Employee Engagement– Does it Really Need a Label?

"Please give a crap about me." - Employees

When I first started seeing this term some seven or eight years ago, I have to admit, I laughed heartily.  Since that first mocking laugh, I have seen employers run with the concept, up to and including placing “C” level executives in charge of “employee engagement”.  Really!  I am not laughing any less now.

The reason I mock this term is not because employee engagement is not important.  On the contrary, given that compensation is historically the fifth highest reason that people leave their jobs and that “feeling” issues constitute the first four, I find employee engagement imperative.  What I mock is the fact that it needs a label.  To make this short and simple, an employer, regardless of its size, either gives a crap about their employees or they do not.  While this simple fact is self-evident to the employees, it seems to be lost on employers, especially larger employers where the gap between those who do the work and those who assign the work is the greatest.

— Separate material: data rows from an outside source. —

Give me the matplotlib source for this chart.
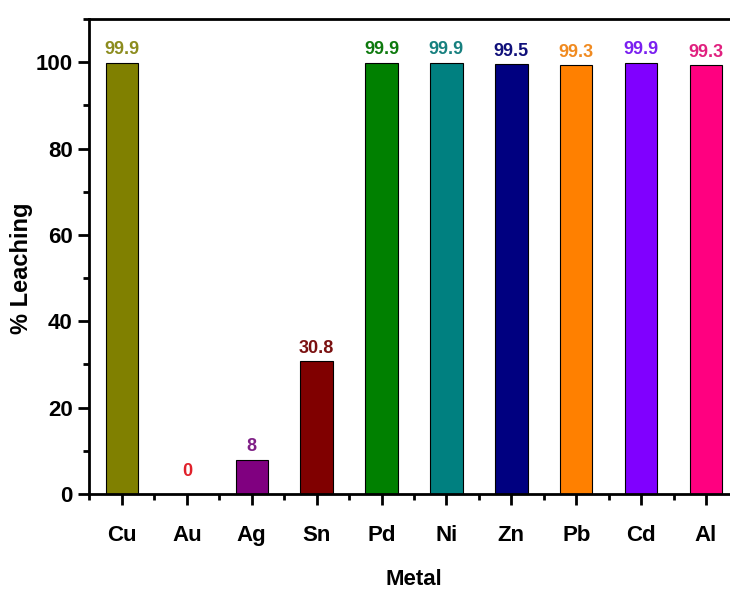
import matplotlib.pyplot as plt
from matplotlib.ticker import MultipleLocator, FixedLocator

plt.rcParams["font.family"] = ["Liberation Sans", "DejaVu Sans"]
plt.rcParams["font.weight"] = "bold"

# data
metals = ["Cu", "Au", "Ag", "Sn", "Pd", "Ni", "Zn", "Pb", "Cd", "Al"]
leaching = [99.9, 0, 8, 30.8, 99.9, 99.9, 99.5, 99.3, 99.9, 99.3]
bar_colors = ["#808000", "#FF0000", "#800080", "#800000", "#008000",
              "#008080", "#000080", "#FF8000", "#8000FF", "#FF0080"]
label_colors = ["#8C8C1E", "#E0202A", "#7F1F86", "#7A1010", "#0E7A0E",
                "#17807F", "#10107A", "#F08A20", "#7A1FF0", "#E0207F"]

fig = plt.figure(figsize=(7.3, 5.91), dpi=100)
# axes runs a bit past the right edge, like the cropped original
ax = fig.add_axes([0.1226, 0.164, 0.889, 0.804])

x = range(len(metals))
ax.bar(x, leaching, width=0.5, color=bar_colors, edgecolor="black", linewidth=0.8)

for i, v in enumerate(leaching):
    off = 3 if v > 0 else 10
    ax.annotate("{:g}".format(v), xy=(i, v), xytext=(0, off),
                textcoords="offset points", ha="center", va="bottom",
                color=label_colors[i], fontsize=13, fontweight="bold",
                annotation_clip=False)

ax.set_xlim(-0.5, 9.5)
ax.set_ylim(0, 110)
ax.set_xticks(list(x))
ax.set_xticklabels(metals)
ax.xaxis.set_minor_locator(FixedLocator([i - 0.5 for i in range(len(metals) + 1)]))
ax.yaxis.set_major_locator(MultipleLocator(20))
ax.yaxis.set_minor_locator(MultipleLocator(10))

ax.spines["right"].set_visible(False)
for s in ["left", "bottom", "top"]:
    ax.spines[s].set_linewidth(2)

ax.tick_params(axis="both", which="major", direction="out", length=8, width=2,
               labelsize=16)
ax.tick_params(axis="both", which="minor", direction="out", length=4, width=2)
ax.tick_params(axis="x", which="major", pad=14)
ax.tick_params(axis="y", which="major", pad=4)
ax.tick_params(axis="x", which="both", top=False)

ax.set_ylabel("% Leaching", fontsize=17, fontweight="bold")
ax.yaxis.set_label_coords(-0.087, 0.475)
ax.set_xlabel("Metal", fontsize=16, fontweight="bold", labelpad=17)

fig.savefig("out.png", dpi=100)
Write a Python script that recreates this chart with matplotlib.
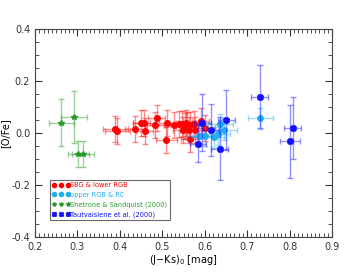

Employers, especially those who do not give a crap about their employees, blind to the very fact that they do not care, are seemingly compelled to address the issue of turnover or lagging performance by applying a label and a concept known as “employee engagement.”  The fundamental point that is missed is that no amount of “employee engagement,” labeling, or manic efforts to this effect can convince any staff that they are valuable if the employers truly, at heart, do not believe it.

To be perfectly clear, let me state the following axiom:

Employee engagement is not a program, or a slogan, or an idea.  It is the product of an employer’s relationship with the employees and the quality of that engagement directly reflects the cares and concerns of that employer for the employees.

If you have to package it, label it, or promote it… you don’t have it in the first place.  There is a big difference between offering a program that might cost $15 per employee per month and a real benefits package that might cost hundreds.  Free lunch Friday once per month and a clown at the company picnic does not help an employee to feel “engaged.”  I can assure you that the employees see more than one clown at the company picnic when you have a lousy benefit package, or poor compensation, or a crummy workplace environment… or all of the above.  You might as well hire the whole circus.

If you want employees to feel that they are cared for, then care for them.  Otherwise, do not insult them with a program aimed at soothing the employer’s conscience.

At least Ebeneezer Scrooge was honest with himself: he knew he did not care.  Perhaps it was that very honesty that gave the angels something to work with…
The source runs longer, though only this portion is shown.